The seeds for the retrospective were planted years ago by Talley himself. “André and I actually began working on this exhibition long before COVID,” says SCAD FASH creative director Rafael Gomes. “He had an extraordinary vision. He wanted to curate it like a series of vignettes, each celebrating the designers who created bespoke pieces just for him. He imagined a wall of Manolo Blahnik and Roger Vivier shoes, a towering pile of Louis Vuitton luggage, kimonos suspended on a rod, and even a kind of labyrinth that would allow visitors to step inside his world.” The duo’s original plans were interrupted by the global pandemic and Talley’s passing. Remarkably, this iteration came to fruition because Talley chose to bequeath such a breadth of material upon his death. “We all felt an immense responsibility, not just to finish what he began, but to fully celebrate his tremendous legacy,” Gomes says. (An influence illuminated in a 2018 Garden & Gun profile by the late contributing editor Julia Reed, a dear friend of Talley’s.)
To begin, the team in charge agreed to keep Talley’s original idea of grouping items together by designer in order to illustrate the creative kismet between Talley and the many people who dressed him. Six-and-a-half-foot mannequins, a nod to Talley and his statuesque presence, were also commissioned from SCAD alumnus Stephen Hayes to be used throughout. “For me, curating this exhibition was not merely an act of display but a tribute to a pioneer who transformed fashion into a language of power, intellect, and beauty,” Gomes says.

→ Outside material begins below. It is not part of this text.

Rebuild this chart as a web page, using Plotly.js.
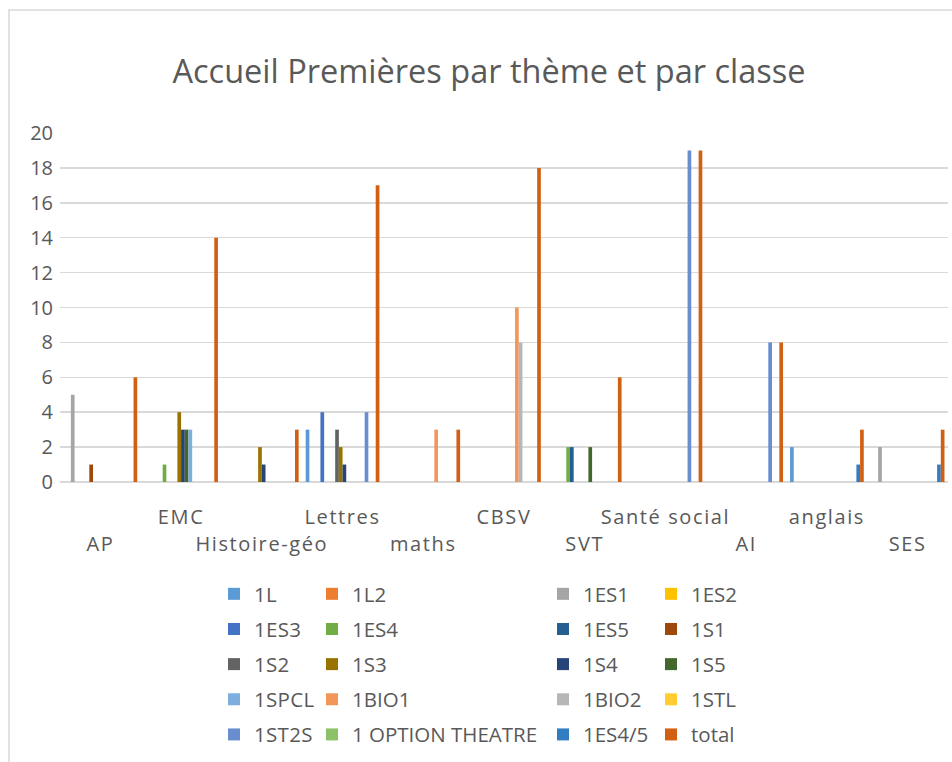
<!DOCTYPE html>
<html>
<head>
<meta charset="utf-8">
<script src="https://cdn.plot.ly/plotly-3.0.1.min.js"></script>
<style>
html,body{margin:0;padding:0;background:#fff;}
#chart{width:952px;height:762px;}
.xtick text, .x2tick text{letter-spacing:1.6px;}
.legendtext{letter-spacing:0.3px;}
</style>
</head>
<body>
<div id="chart"></div>
<script>
// Categories (themes)
const categories = ["AP","EMC","Histoire-géo","Lettres","maths","CBSV","SVT","Santé social","AI","anglais","SES"];

// Series (classes)
const seriesNames = ["1L","1L2","1ES1","1ES2","1ES3","1ES4","1ES5","1S1","1S2","1S3","1S4","1S5","1SPCL","1BIO1","1BIO2","1STL","1ST2S","1 OPTION THEATRE","1ES4/5","total"];

const v_1L     = [0,0,0,3,0,0,0,0,0,2,0];
const v_1L2    = [0,0,0,0,0,0,0,0,0,0,0];
const v_1ES1   = [5,0,0,0,0,0,0,0,0,0,2];
const v_1ES2   = [0,0,0,0,0,0,0,0,0,0,0];
const v_1ES3   = [0,0,0,4,0,0,0,0,0,0,0];
const v_1ES4   = [0,1,0,0,0,0,2,0,0,0,0];
const v_1ES5   = [0,0,0,0,0,0,2,0,0,0,0];
const v_1S1    = [1,0,0,0,0,0,0,0,0,0,0];
const v_1S2    = [0,0,0,3,0,0,0,0,0,0,0];
const v_1S3    = [0,4,2,2,0,0,0,0,0,0,0];
const v_1S4    = [0,3,1,1,0,0,0,0,0,0,0];
const v_1S5    = [0,3,0,0,0,0,2,0,0,0,0];
const v_1SPCL  = [0,3,0,0,0,0,0,0,0,0,0];
const v_1BIO1  = [0,0,0,0,3,10,0,0,0,0,0];
const v_1BIO2  = [0,0,0,0,0,8,0,0,0,0,0];
const v_1STL   = [0,0,0,0,0,0,0,0,0,0,0];
const v_1ST2S  = [0,0,0,4,0,0,0,19,8,0,0];
const v_1OPT   = [0,0,0,0,0,0,0,0,0,0,0];
const v_1ES45  = [0,0,0,0,0,0,0,0,0,1,1];
const v_total  = [6,14,3,17,3,18,6,19,8,3,3];

const seriesValues = [v_1L,v_1L2,v_1ES1,v_1ES2,v_1ES3,v_1ES4,v_1ES5,v_1S1,v_1S2,v_1S3,v_1S4,v_1S5,v_1SPCL,v_1BIO1,v_1BIO2,v_1STL,v_1ST2S,v_1OPT,v_1ES45,v_total];

const seriesColors = ["#5B9BD5","#ED7D31","#A5A5A5","#FFC000","#4472C4","#70AD47","#255E91","#9E480E","#636363","#997300","#264478","#43682B","#7CAFDD","#F1975A","#B7B7B7","#FFCD33","#698ED0","#8CC168","#327DC2","#D26012"];

const yTicks = [0,2,4,6,8,10,12,14,16,18,20];

const W = 952, H = 762;
const FONT = "Open Sans, Liberation Sans, sans-serif";
const GREY = "#595959";

const legendIds = ["legend","legend2","legend3","legend4"];

const traces = seriesNames.map((name, i) => ({
  type: "bar",
  name: name,
  x: categories,
  y: seriesValues[i],
  marker: {color: seriesColors[i], line: {width: 0}},
  legend: legendIds[i % 4],
  legendgroup: "g" + i,
  hoverinfo: "name+y"
}));

// helper axis for second row of category labels
traces.push({type: "scatter", x: [], y: [], xaxis: "x2", yaxis: "y", showlegend: false, hoverinfo: "skip"});

const upperIdx = categories.map((c, i) => i).filter(i => i % 2 === 1);
const lowerIdx = categories.map((c, i) => i).filter(i => i % 2 === 0);

const legendTextX = [255, 353, 584, 692];
function legendCfg(k) {
  return {
    xref: "container", yref: "container",
    x: (legendTextX[k] - 41) / W, xanchor: "left",
    y: 1 - 574 / H, yanchor: "top",
    orientation: "v",
    traceorder: "grouped",
    tracegroupgap: 5.5,
    bgcolor: "rgba(0,0,0,0)",
    borderwidth: 0,
    font: {family: FONT, size: 20.5, color: GREY}
  };
}

const layout = {
  width: W, height: H,
  paper_bgcolor: "#ffffff",
  plot_bgcolor: "#ffffff",
  margin: {l: 60, r: 4, t: 133, b: 280, pad: 0, autoexpand: false},
  barmode: "group",
  bargap: 0.087,
  bargroupgap: 0,
  title: {
    text: "Accueil Premières par thème et par classe",
    font: {family: FONT, size: 32.5, color: GREY},
    xref: "container", yref: "container",
    x: 489 / W, xanchor: "center",
    y: 1 - 72 / H, yanchor: "middle"
  },
  xaxis: {
    type: "category",
    categoryorder: "array",
    categoryarray: categories,
    range: [-0.5, categories.length - 0.5],
    tickmode: "array",
    tickvals: upperIdx.map(i => categories[i]),
    ticktext: upperIdx.map(i => categories[i]),
    showgrid: false,
    zeroline: false,
    showline: false,
    ticks: "",
    ticklabelstandoff: 21,
    tickfont: {family: FONT, size: 20, color: GREY},
    fixedrange: true
  },
  xaxis2: {
    overlaying: "x",
    anchor: "y",
    side: "bottom",
    type: "linear",
    range: [-0.5, categories.length - 0.5],
    tickmode: "array",
    tickvals: lowerIdx,
    ticktext: lowerIdx.map(i => categories[i]),
    showgrid: false,
    zeroline: false,
    showline: false,
    ticks: "",
    ticklabelstandoff: 48,
    tickfont: {family: FONT, size: 20, color: GREY},
    fixedrange: true
  },
  yaxis: {
    range: [0, 20],
    tickmode: "array",
    tickvals: yTicks,
    ticktext: yTicks.map(String),
    showgrid: true,
    gridcolor: "#D9D9D9",
    gridwidth: 1.5,
    zeroline: true,
    zerolinecolor: "#D9D9D9",
    zerolinewidth: 1.5,
    showline: false,
    ticks: "",
    ticklabelstandoff: 6,
    tickfont: {family: FONT, size: 20, color: GREY},
    fixedrange: true
  },
  legend: legendCfg(0),
  legend2: legendCfg(1),
  legend3: legendCfg(2),
  legend4: legendCfg(3),
  shapes: [{
    type: "rect", xref: "paper", yref: "paper",
    x0: -51 / 888, x1: 1.2, y0: -1.2, y1: 1 + 123 / 349,
    line: {color: "#D9D9D9", width: 1.5},
    fillcolor: "rgba(0,0,0,0)",
    layer: "below"
  }]
};

Plotly.newPlot("chart", traces, layout, {displayModeBar: false, staticPlot: true});
</script>
</body>
</html>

In the process, Gomes still learned something new about his friend. “I was surprised by how methodical he was in preserving his life,” he explains. “Every caftan, note, and clipping was archived with clear intention. I realized that André was not simply living fashion; he was documenting history as he moved through it. He understood that visibility, especially as a Black man in fashion, carried immense responsibility. His careful preservation of his world was not vanity, but an act of legacy building.”
And it’s clear that Talley intended this visibility for SCAD. “André was a very dear friend of our president and founder Paula Wallace and deeply involved in the university for decades,” Gomes says. “He often said that SCAD celebrated him not only for who he was but for what he had to teach. I believe he wanted young creatives, especially those who may not fit a traditional mold, to look at these pieces and say, I can be part of this world.”

If there is one designer in the panorama of Talley’s life that defines all of this, Gomes says, it’s Ralph Rucci. “Their friendship was built on mutual admiration, intellect, and a shared devotion to beauty as a disciplined art form.” Gomes explains. “There is something profoundly spiritual in Rucci’s work that mirrors André’s belief in fashion as an act of devotion. To wear a Rucci creation was, for André, to inhabit a kind of sacred architecture, where mastery and meaning converge. It is the ultimate expression of his conviction that true style is born from integrity, intellect, and grace.”
André Leon Talley: Style Is Forever will run in Savannah until January 11, 2026, and in Atlanta until March 1, 2026. Afterward, the exhibition will travel to the SCAD FASH Lacoste museum in France, and later return to Savannah to join SCAD’s permanent collection.